3 min read Last Updated : Jun 03 2025 | 10:04 PM IST
One of the challenges confronting India’s efforts to expand renewable energy (RE) is the suboptimal absorption of RE power in the national grid. Although RE — principally solar, wind, and hydroelectric — stands at over 40 per cent of installed generation capacity, coal-based fossil fuels continue to account for 78 per cent of generation. This gap reflects the difficulties the national grid faces in absorbing RE power. As a recent report in this paper pointed out, the principal challenge in grid management lies in handling “too much RE power”. Addressing this unique problem of smoothly integrating RE within grid systems in a sustained manner is vital if India is to achieve its target of 500 Gw from renewable sources by 2030.
RE is intermittent in nature, peaking during daylight hours, creating oversupply, whereas peak demand typically occurs in the evening. During this peak time, reliance on RE drops sharply, requiring immediate backups from chiefly coal-based thermal power. But sudden spikes, surges, and drops in RE generation can cause massive grid disruption, including outages. Spain’s power blackout last month, for instance, has been attributed to the sudden and steep drop in solar-power generation. Last year, solar-rich states in India also faced local outages during peak summer demand. As of now, executives of Grid India, the country’s grid operator, are exploring options to manage this demand-supply mismatch, including running thermal power in two shifts — during the morning and after sunset — and taking it offline during the solar hours. The other option is to run thermal-power plants at a heat rate of 40-55 per cent and ramp up whenever RE falls short (the heat rate refers to the ratio of thermal-energy input to electrical-energy output). The Central Electricity Regulatory Commission is exploring regulations to compensate thermal-power generators for reducing the heat rate.
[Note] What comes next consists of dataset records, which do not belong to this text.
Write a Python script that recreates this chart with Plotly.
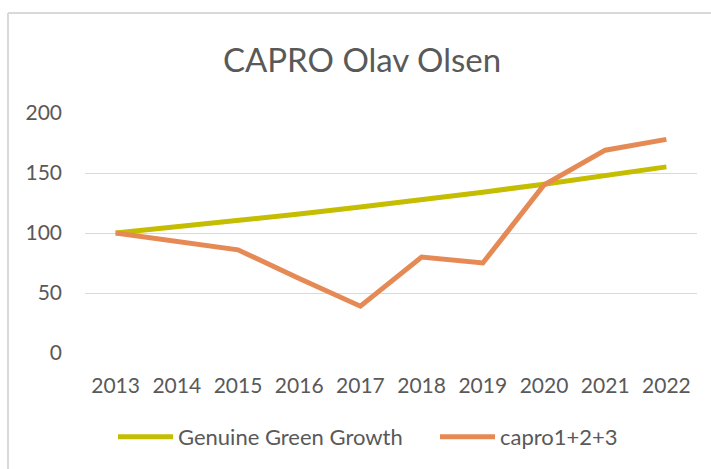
import plotly.graph_objects as go

years = ["2013", "2014", "2015", "2016", "2017", "2018", "2019", "2020", "2021", "2022"]
green_growth = [100, 105, 110.3, 115.8, 121.6, 127.6, 134.0, 140.7, 147.7, 155.1]
capro = [100, 93, 86, 62, 39, 80, 75, 140, 169, 178]

GREEN = "#C4BD00"
ORANGE = "#E68A55"
TXT = "#595959"
GRID = "#D9D9D9"
FONT = "Lato, Carlito, 'Open Sans', sans-serif"

fig = go.Figure()
fig.add_trace(go.Scatter(x=years, y=green_growth, mode="lines", name="Genuine Green Growth",
                         line=dict(color=GREEN, width=5), legend="legend"))
fig.add_trace(go.Scatter(x=years, y=capro, mode="lines", name="capro1+2+3",
                         line=dict(color=ORANGE, width=5), legend="legend2"))

L, R, T, B = 85, 14, 113, 116
W, H = 711, 469
pw, ph = W - L - R, H - T - B

leg_common = dict(orientation="h", xref="container", yref="container",
                  xanchor="left", y=1 - 437 / H, yanchor="middle",
                  font=dict(size=22, color=TXT), itemwidth=55,
                  bgcolor="rgba(0,0,0,0)")

fig.update_layout(
    width=W, height=H,
    margin=dict(l=L, r=R, t=T, b=B, autoexpand=False),
    paper_bgcolor="white", plot_bgcolor="white",
    font=dict(family=FONT, color=TXT, size=20),
    title=dict(text="CAPRO Olav Olsen", x=362 / W, xref="container", xanchor="center",
               y=1 - 60 / H, yref="container", yanchor="middle",
               font=dict(size=33, color=TXT, family=FONT)),
    showlegend=True,
    legend=dict(x=113 / W, **leg_common),
    legend2=dict(x=435 / W, **leg_common),
    xaxis=dict(type="category", range=[-0.5, 9.5], showgrid=False, showline=False,
               zeroline=False, automargin=False,
               ticks="", tickfont=dict(size=21, color=TXT), ticklabelstandoff=18),
    yaxis=dict(range=[0, 200], dtick=50, showgrid=True, gridcolor=GRID, gridwidth=1.3,
               zeroline=False, showline=False, ticks="", automargin=False,
               tickfont=dict(size=21, color=TXT), ticklabelstandoff=22),
)

# outer chart border (top and left visible)
x_left = (8 - L) / pw
y_top = (H - B - 13) / ph
fig.add_shape(type="line", xref="paper", yref="paper", x0=x_left, x1=(W + 5 - L) / pw,
              y0=y_top, y1=y_top, line=dict(color=GRID, width=2))
fig.add_shape(type="line", xref="paper", yref="paper", x0=x_left, x1=x_left,
              y0=y_top, y1=-(B + 5) / ph, line=dict(color=GRID, width=2))

fig.write_html("out.html", config={"displayModeBar": False},
               post_script="document.body.style.margin='0';document.body.style.overflow='hidden';")
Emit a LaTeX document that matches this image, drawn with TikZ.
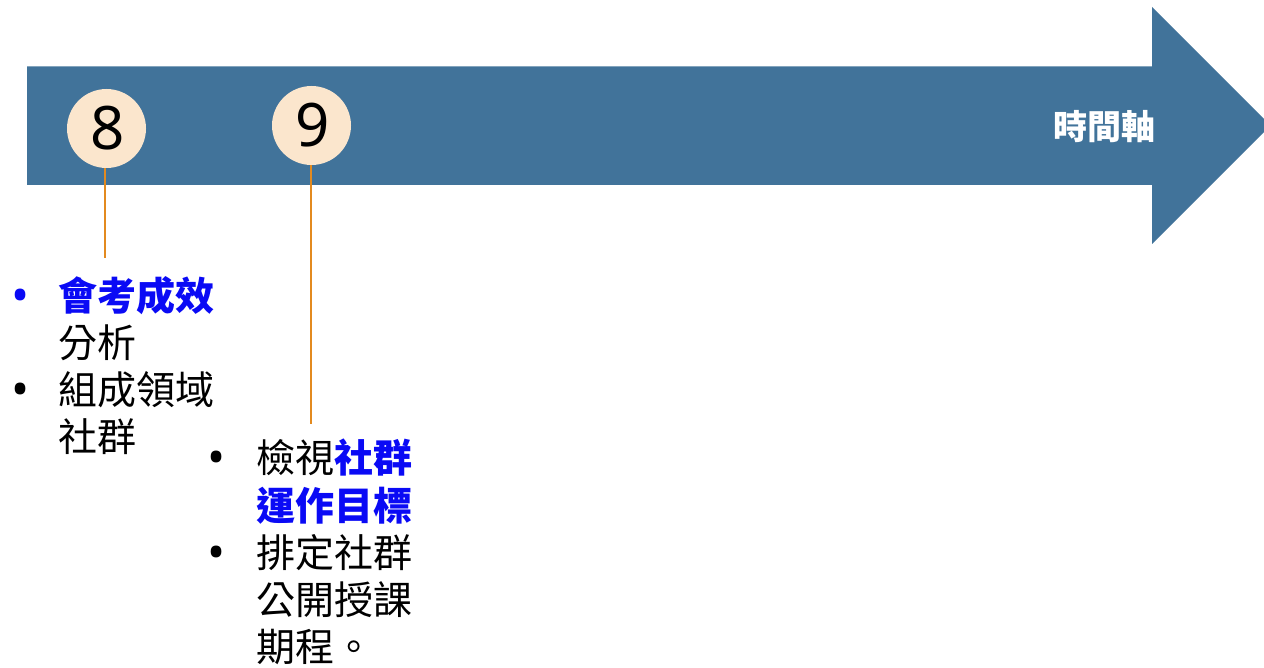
\documentclass[tikz,border=0pt]{standalone}
\usepackage{fontspec}
\setmainfont{Noto Sans}
\newfontfamily\cjk{Noto Sans CJK TC}
\definecolor{arrowblue}{HTML}{41739A}
\definecolor{peach}{HTML}{FBE6CD}
\definecolor{linkorange}{HTML}{E38A1F}
\definecolor{hiblue}{HTML}{0A0AF5}
\tikzset{
  numcircle/.style={circle, fill=peach, minimum size=79pt, inner sep=0pt, font=\fontsize{60}{64}\selectfont},
  leader/.style={draw=linkorange, line width=2pt},
  itemblock/.style={anchor=north west, inner sep=0pt, font=\cjk\fontsize{39}{46.8}\selectfont, align=left},
}
\newcommand{\bul}[1][black]{\smash{\makebox[0pt][c]{\textcolor{#1}{\fontspec{Noto Sans}\fontsize{48}{48}\selectfont \raisebox{-2pt}{•}}}}}
\begin{document}
\begin{tikzpicture}[x=1pt,y=-1pt]
\useasboundingbox (0,0) rectangle (1264,668);
\fill[arrowblue] (27,66.5) -- (1152,66.5) -- (1152,7) -- (1270.5,125.5) -- (1152,244) -- (1152,185) -- (27,185) -- cycle;
\node[font=\cjk\bfseries\fontsize{34}{36}\selectfont, text=white] (axis) at (1104,127) {時間軸};
\node[numcircle] (c8) at (106.5,128.5) {\kern2pt 8};
\node[numcircle] (c9) at (311.5,125.5) {\kern2pt 9};
\coordinate (e8) at (105,258);
\coordinate (e9) at (311,424);
\draw[leader] (c8.south -| e8) -- (e8);
\draw[leader] (c9.south -| e9) -- (e9);
\node[itemblock] (b8) at (0,276) {%
\begin{tabular}{@{}p{58pt}@{}l@{}}
\hspace{20pt}\bul[hiblue] & \textcolor{hiblue}{\bfseries 會考成效}\\
 & 分析\\
\hspace{20pt}\bul & 組成領域\\
 & 社群
\end{tabular}};
\node[itemblock] (b9) at (196,439) {%
\begin{tabular}{@{}p{60pt}@{}l@{}}
\hspace{20pt}\bul & 檢視\textcolor{hiblue}{\bfseries 社群}\\
 & \textcolor{hiblue}{\bfseries 運作目標}\\
\hspace{20pt}\bul & 排定社群\\
 & 公開授課\\
 & 期程。
\end{tabular}};
\end{tikzpicture}
\end{document}
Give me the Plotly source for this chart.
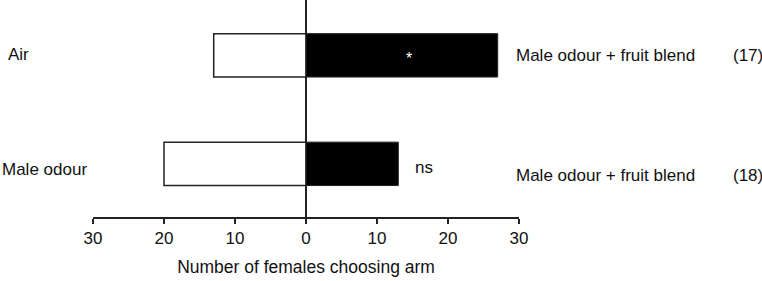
import plotly.graph_objects as go

# Data
left_labels = ["Air", "Male odour"]
right_labels = ["Male odour + fruit blend", "Male odour + fruit blend"]
left_counts = [13, 20]      # females choosing left arm (white bars)
right_counts = [27, 13]     # females choosing right arm (black bars)
significance = ["*", "ns"]
n_labels = ["(17)", "(18)"]
y_pos = [1, 0]
tick_vals = [-30, -20, -10, 0, 10, 20, 30]
tick_text = ["30", "20", "10", "0", "10", "20", "30"]

FONT = "Liberation Sans, Arial, sans-serif"
FS = 17

fig = go.Figure()
fig.add_trace(go.Bar(
    y=y_pos, x=[-v for v in left_counts], orientation="h", width=0.4,
    marker=dict(color="white", line=dict(color="#222", width=1.5)),
    showlegend=False, hoverinfo="skip"))
fig.add_trace(go.Bar(
    y=y_pos, x=right_counts, orientation="h", width=0.4,
    marker=dict(color="black", line=dict(color="#222", width=1)),
    showlegend=False, hoverinfo="skip"))

ann = []
L, W = 93, 426
def px(p):
    return (p - L) / W

left_x = [6, 0]
left_shift = [1, -6]
right_shift = [0, -12]
for i in range(2):
    ann.append(dict(x=px(left_x[i]), xref="paper", y=y_pos[i], yref="y", text=left_labels[i],
                    xanchor="left", yanchor="middle", showarrow=False, yshift=left_shift[i]))
    ann.append(dict(x=px(514), xref="paper", y=y_pos[i], yref="y", text=right_labels[i],
                    xanchor="left", yanchor="middle", showarrow=False, yshift=right_shift[i]))
    ann.append(dict(x=px(731), xref="paper", y=y_pos[i], yref="y", text=n_labels[i],
                    xanchor="left", yanchor="middle", showarrow=False, yshift=right_shift[i]))
# significance markers
ann.append(dict(x=right_counts[0] / 2 + 1, xref="x", y=y_pos[0], yref="y", text=significance[0],
                xanchor="center", yanchor="middle", showarrow=False, yshift=-3,
                font=dict(color="white", size=16)))
ann.append(dict(x=right_counts[1] + 2.0, xref="x", y=y_pos[1], yref="y", text=significance[1],
                xanchor="left", yanchor="middle", showarrow=False, yshift=-4))

fig.update_layout(
    width=762, height=281,
    margin=dict(l=L, r=762 - L - W, t=0, b=64),
    paper_bgcolor="white", plot_bgcolor="white",
    font=dict(family=FONT, size=FS, color="#111"),
    barmode="overlay",
    annotations=ann,
    xaxis=dict(range=[-30, 30], tickvals=tick_vals, ticktext=tick_text,
               showline=True, linecolor="#222", linewidth=1.5,
               ticks="outside", ticklen=5, tickwidth=1.5, tickcolor="#222",
               showgrid=False, zeroline=True, zerolinecolor="#222", zerolinewidth=1.5,
               title=dict(text="Number of females choosing arm", standoff=14,
                          font=dict(size=17.5)),
               fixedrange=True),
    yaxis=dict(range=[-0.49, 1.51], showticklabels=False, showgrid=False,
               zeroline=False, showline=False, ticks=""),
)
fig.write_html("out.html")
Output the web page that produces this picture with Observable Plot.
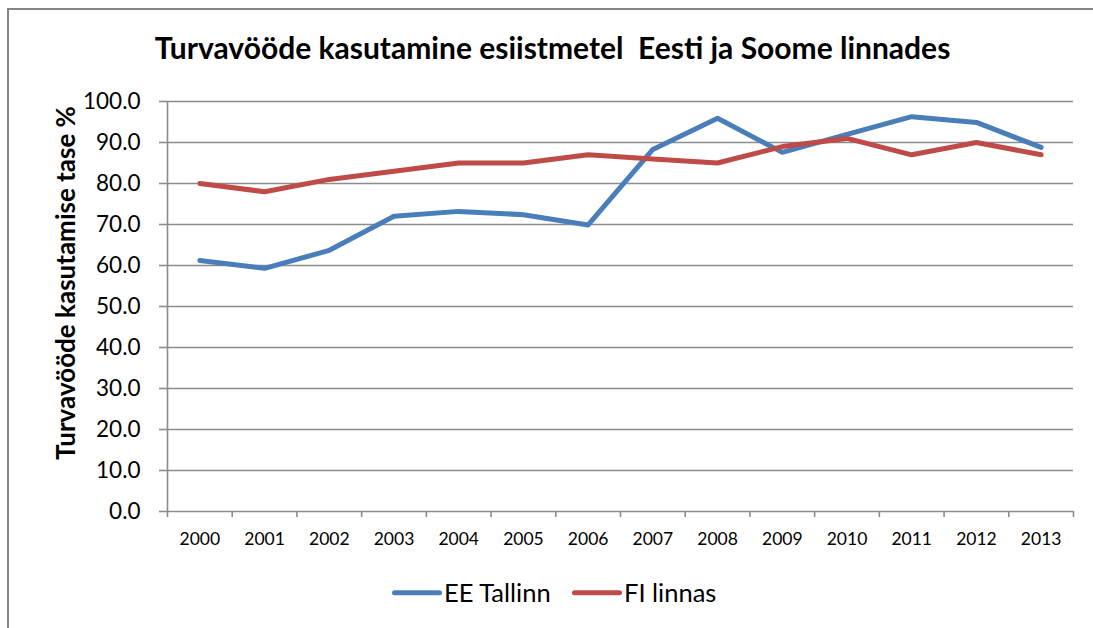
<!DOCTYPE html>
<html>
<head>
<meta charset="utf-8">
<script src="https://cdn.jsdelivr.net/npm/d3@7"></script>
<script src="https://cdn.jsdelivr.net/npm/@observablehq/plot@0.6"></script>
<style>
  html, body { margin: 0; padding: 0; background: #fff; }
  #wrap { position: relative; width: 1093px; height: 628px; overflow: hidden; font-family: Lato, "Open Sans", "Liberation Sans", sans-serif; }
  #frame { position: absolute; left: 7px; top: 8px; width: 1200px; height: 800px; border-left: 2px solid #868686; border-top: 2px solid #868686; box-sizing: border-box; }
  #title { position: absolute; left: 0; width: 1105px; top: 47px; transform: translateY(-50%); text-align: center; font-weight: bold; font-size: 30px; line-height: 1; color: #000; white-space: pre; }
  #chart { position: absolute; left: 0; top: 80px; }
  #ylab { position: absolute; left: 65px; top: 283px; transform: translate(-50%, -50%) rotate(-90deg); font-weight: bold; font-size: 26px; line-height: 1; white-space: nowrap; color: #000; }
  #legend { position: absolute; top: 593px; left: 0; width: 1093px; font-size: 25.5px; color: #000; }
  .li { position: absolute; display: flex; align-items: center; white-space: nowrap; transform: translateY(-50%); line-height: 1; }
  .sw { display: inline-block; width: 50px; height: 5px; border-radius: 2.5px; margin-right: 2px; }
</style>
</head>
<body>
<div id="wrap">
  <div id="frame"></div>
  <div id="title"></div>
  <div id="chart"></div>
  <div id="ylab"></div>
  <div id="legend"></div>
</div>
<script>
const title = "Turvavööde kasutamine esiistmetel  Eesti ja Soome linnades";
const yLabel = "Turvavööde kasutamise tase %";
const years = ["2000","2001","2002","2003","2004","2005","2006","2007","2008","2009","2010","2011","2012","2013"];
const seriesNames = ["EE Tallinn", "FI linnas"];
const eeTallinn = [61.2, 59.3, 63.7, 72.0, 73.2, 72.4, 69.9, 88.3, 95.9, 87.6, 92.0, 96.3, 94.9, 88.8];
const fiLinnas = [80.0, 78.0, 81.0, 83.0, 85.0, 85.0, 87.0, 86.0, 85.0, 89.0, 91.0, 87.0, 90.0, 87.0];
const colors = ["#4A7EBB", "#BE4B48"];
const yTicks = [0,10,20,30,40,50,60,70,80,90,100];

const data = [];
[eeTallinn, fiLinnas].forEach((vals, s) => vals.forEach((v, i) => data.push({i, year: years[i], value: v, series: seriesNames[s]})));

const boundaries = d3.range(years.length + 1).map(k => k - 0.5);
const grid = "#8c8c8c";

const plot = Plot.plot({
  width: 1093,
  height: 470,
  marginLeft: 167,
  marginRight: 20,
  marginTop: 21,
  marginBottom: 39,
  style: { fontFamily: 'Lato, "Open Sans", "Liberation Sans", sans-serif', background: "transparent", color: "#000" },
  x: { type: "linear", domain: [-0.5, years.length - 0.5] },
  y: { domain: [0, 100] },
  color: { domain: seriesNames, range: colors },
  marks: [
    Plot.ruleY(yTicks.filter(t => t > 0), { stroke: grid, strokeWidth: 1.6 }),
    Plot.axisY({ ticks: yTicks, tickFormat: d => d.toFixed(1), tickSize: 8, tickPadding: 19, fontSize: 22.5, stroke: grid, strokeWidth: 1.6, strokeOpacity: 1, label: null }),
    Plot.ruleX([-0.5], { stroke: grid, strokeWidth: 1.6 }),
    Plot.ruleY([0], { stroke: grid, strokeWidth: 1.6 }),
    Plot.axisX({ ticks: boundaries, tickFormat: () => "", tickSize: 6, stroke: grid, strokeWidth: 1.6, strokeOpacity: 1, label: null }),
    Plot.axisX({ ticks: d3.range(years.length), tickFormat: i => years[i], tickSize: 0, tickPadding: 21, fontSize: 17.5, label: null }),
    Plot.line(data, { x: "i", y: "value", z: "series", stroke: "series", strokeWidth: 5, strokeLinejoin: "round", strokeLinecap: "round" })
  ]
});
document.getElementById("chart").appendChild(plot);
document.getElementById("title").textContent = title;
document.getElementById("ylab").textContent = yLabel;

const legend = document.getElementById("legend");
const lefts = [392, 572];
seriesNames.forEach((name, s) => {
  const el = document.createElement("div");
  el.className = "li";
  el.style.left = lefts[s] + "px";
  const sw = document.createElement("span");
  sw.className = "sw";
  sw.style.background = colors[s];
  el.appendChild(sw);
  const t = document.createElement("span");
  t.textContent = name;
  el.appendChild(t);
  legend.appendChild(el);
});
</script>
</body>
</html>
All these approaches, though important, cannot be sustainable substitutes for creating a robust infrastructure of battery-energy storage. According to the Central Electricity Authority (CEA), the government’s advisory body on power-policy planning, India will need 74 Gw of energy-storage capacity to support plans to integrate higher levels of solar and wind capacity into the grid. Indeed, the CEA recently issued an advisory mandating the colocation of energy-storage systems with solar-power projects. The CEA has also mandated that all RE-operating agencies incorporate two hours of colocated energy storage in future tenders. Battery Energy Storage Systems (BESS) are found to be the most efficient technology in balancing power supply from RE sources. But India has installed a BESS capacity of 219 MwH and an additional 4.7 Gw of operational pumped hydro-storage capacity. China, by contrast, has a well-established BESS value chain and storage capacity is likely to exceed 70 Gw this year. In India, the adoption of BESS technology remains mired in policy uncertainties linked to cost (owing to its heavy reliance on relatively expensive and import-dependent lithium-ion technology), lack of pricing guarantees and capital offset rules, and an absence of guidelines for waste management. If RE is to become an integral part of India’s rapidly expanding energy demand, working through the basic policy hurdles to BESS technology adoption would be a good beginning.